The bitter taste of unmet expectations

A good friend of mine, who also lives abroad now, has texted me last week with an unpleasant (for her) piece of news. She has been fancying this guy at work for quite a while now and even felt a connection, but they never dated. However, apparently he told her he wasn’t in a relation, only for my friend to recently find out he is moving in with his girlfriend. She wrote me “how do I get over this bitter taste?”

The first thing which sprang to my mind was that, actually, he’d done nothing wrong. Many men, especially at work, prefer not to discuss or give much detail on their personal life whatsoever. Many of them only talk about any such matters with very close friends. Although I do feel for my friend, I see how her disappointment has little to do with the guy himself, but more with her own unfulfilled expectations. He probably didn’t even lie to her, considering, as she’s also told me, that he valued setting a clear limit between personal life and work.

Now I need to say I have known my friend for many, many years. She is the sweetest, most delicate introvert, with a sparkling sense of humour, which actually shelters a very shy, sensitive and emotional person. And, after years of not being in contact, we found each other again on, yes, Facebook and have kept in touch better via Viber and Skype. It feels just the same as in those days past when we sometimes confessed to each other by writing letters.

The bitterness which she possibly felt quite overwhelming we all experience, heavier or lighter, over and over. Every time an unmet expectation strikes us, it seems like the natural feeling, a little less heated than anger and a little more obvious than frustration. But then, at the same time, whichever the range of emotions, we can stop and ask ourselves: does this actually have anything to do with somebody else treating us unfairly or not? Did they do anything wrong to us, after all?
The more we think they did, the more difficult will be for us to get over it and move on.

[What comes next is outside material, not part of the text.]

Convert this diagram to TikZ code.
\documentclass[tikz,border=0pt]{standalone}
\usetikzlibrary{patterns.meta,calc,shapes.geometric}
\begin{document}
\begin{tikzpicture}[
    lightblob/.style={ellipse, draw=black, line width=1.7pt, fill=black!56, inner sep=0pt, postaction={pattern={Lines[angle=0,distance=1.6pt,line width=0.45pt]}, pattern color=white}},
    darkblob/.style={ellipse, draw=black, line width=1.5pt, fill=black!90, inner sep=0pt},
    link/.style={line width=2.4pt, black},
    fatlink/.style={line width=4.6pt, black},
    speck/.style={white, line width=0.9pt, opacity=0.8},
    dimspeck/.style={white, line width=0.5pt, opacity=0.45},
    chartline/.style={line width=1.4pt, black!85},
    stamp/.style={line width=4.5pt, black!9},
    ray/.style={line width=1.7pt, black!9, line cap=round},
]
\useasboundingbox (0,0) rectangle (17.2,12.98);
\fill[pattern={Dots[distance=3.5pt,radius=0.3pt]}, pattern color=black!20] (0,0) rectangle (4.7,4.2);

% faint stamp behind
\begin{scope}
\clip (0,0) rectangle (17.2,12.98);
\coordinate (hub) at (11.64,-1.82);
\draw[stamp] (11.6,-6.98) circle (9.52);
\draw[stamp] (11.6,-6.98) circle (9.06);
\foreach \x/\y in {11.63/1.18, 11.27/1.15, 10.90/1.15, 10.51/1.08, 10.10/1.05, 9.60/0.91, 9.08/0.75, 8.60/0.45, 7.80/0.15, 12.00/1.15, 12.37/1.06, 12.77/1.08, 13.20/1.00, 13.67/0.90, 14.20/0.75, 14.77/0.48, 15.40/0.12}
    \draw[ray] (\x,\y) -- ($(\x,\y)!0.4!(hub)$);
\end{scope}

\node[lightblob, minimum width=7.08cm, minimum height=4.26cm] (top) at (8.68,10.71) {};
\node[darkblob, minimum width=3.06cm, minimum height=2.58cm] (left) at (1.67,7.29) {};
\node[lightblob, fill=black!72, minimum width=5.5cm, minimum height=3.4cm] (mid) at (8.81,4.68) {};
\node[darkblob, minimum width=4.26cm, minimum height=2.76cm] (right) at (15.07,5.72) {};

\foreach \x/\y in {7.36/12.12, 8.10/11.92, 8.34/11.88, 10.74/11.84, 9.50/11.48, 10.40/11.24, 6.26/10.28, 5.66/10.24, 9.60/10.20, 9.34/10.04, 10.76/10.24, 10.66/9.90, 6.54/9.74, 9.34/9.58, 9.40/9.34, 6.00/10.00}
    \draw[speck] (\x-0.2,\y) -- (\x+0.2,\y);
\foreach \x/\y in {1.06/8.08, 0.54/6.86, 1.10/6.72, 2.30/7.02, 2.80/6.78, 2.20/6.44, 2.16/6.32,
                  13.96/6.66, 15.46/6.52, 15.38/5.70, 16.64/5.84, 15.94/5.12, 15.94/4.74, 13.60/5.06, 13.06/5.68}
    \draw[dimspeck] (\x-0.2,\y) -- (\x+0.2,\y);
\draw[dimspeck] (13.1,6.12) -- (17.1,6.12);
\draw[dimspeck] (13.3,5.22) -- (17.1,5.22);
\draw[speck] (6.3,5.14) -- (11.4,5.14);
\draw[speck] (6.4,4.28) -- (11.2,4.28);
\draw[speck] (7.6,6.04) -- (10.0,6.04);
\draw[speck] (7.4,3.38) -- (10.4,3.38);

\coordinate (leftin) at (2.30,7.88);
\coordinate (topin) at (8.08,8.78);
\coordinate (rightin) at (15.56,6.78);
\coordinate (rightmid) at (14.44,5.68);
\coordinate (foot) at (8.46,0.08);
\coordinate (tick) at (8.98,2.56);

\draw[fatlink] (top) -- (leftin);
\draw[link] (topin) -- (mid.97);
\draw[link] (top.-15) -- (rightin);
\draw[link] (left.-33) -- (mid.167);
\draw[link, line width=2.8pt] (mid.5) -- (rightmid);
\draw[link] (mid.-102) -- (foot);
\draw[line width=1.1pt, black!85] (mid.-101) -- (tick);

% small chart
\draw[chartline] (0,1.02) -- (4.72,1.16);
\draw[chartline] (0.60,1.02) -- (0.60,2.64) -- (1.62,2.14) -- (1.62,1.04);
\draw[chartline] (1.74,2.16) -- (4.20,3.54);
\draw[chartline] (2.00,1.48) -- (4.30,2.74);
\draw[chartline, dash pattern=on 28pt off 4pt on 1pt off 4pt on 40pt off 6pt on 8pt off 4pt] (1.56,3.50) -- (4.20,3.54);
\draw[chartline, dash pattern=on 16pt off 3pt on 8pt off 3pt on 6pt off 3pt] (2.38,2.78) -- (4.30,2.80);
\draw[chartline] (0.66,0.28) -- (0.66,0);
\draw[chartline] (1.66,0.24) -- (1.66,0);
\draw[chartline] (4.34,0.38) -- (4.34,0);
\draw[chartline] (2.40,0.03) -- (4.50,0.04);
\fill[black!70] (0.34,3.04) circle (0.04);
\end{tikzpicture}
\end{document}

Of course I am speaking out of experience. I do know a lot about lingering in the drama, about feeding my own frustration and keeping the flames of my own anger high. But I have also come to realise what I have probably read over and over again, and was told by some of the most helpful people I’ve met, that others do not have to react, behave or relate to me in the way I want or would like them too. As long as it is not offensive, what they do is their own choice and has nothing to do with me.
Once we realise this, we do not take things so personally any longer. It doesn’t mean our first reaction would be different or we would lose all of the bitterness, frustration or anger when our long learnt and practiced pattern has been to feel hurt, disappointed, mislead (if not, plainly, lied to), pushed aside.

However, in time and with good practice, we can come to understand that the way people behave has little to do with us. It has much to do with themselves, their life circumstances, their past and background, their life experience, their own state of mind.
Wherever we are, whatever the situation, it comes to us to consider our options and where we want to shift our attention to. Just the same as it is the others’ own business to deal with the consequences of their own behaviour, choices and expectations.

Writing about this made me think of a Paul Valery quote, which I knew in an approximate form in Romanian. According to Goodreads, this is what the French writer said: “Our judgements judge us; and nothing reveals us [or] exposes our weaknesses more ingeniously than the attitude of pronouncing upon our fellows.”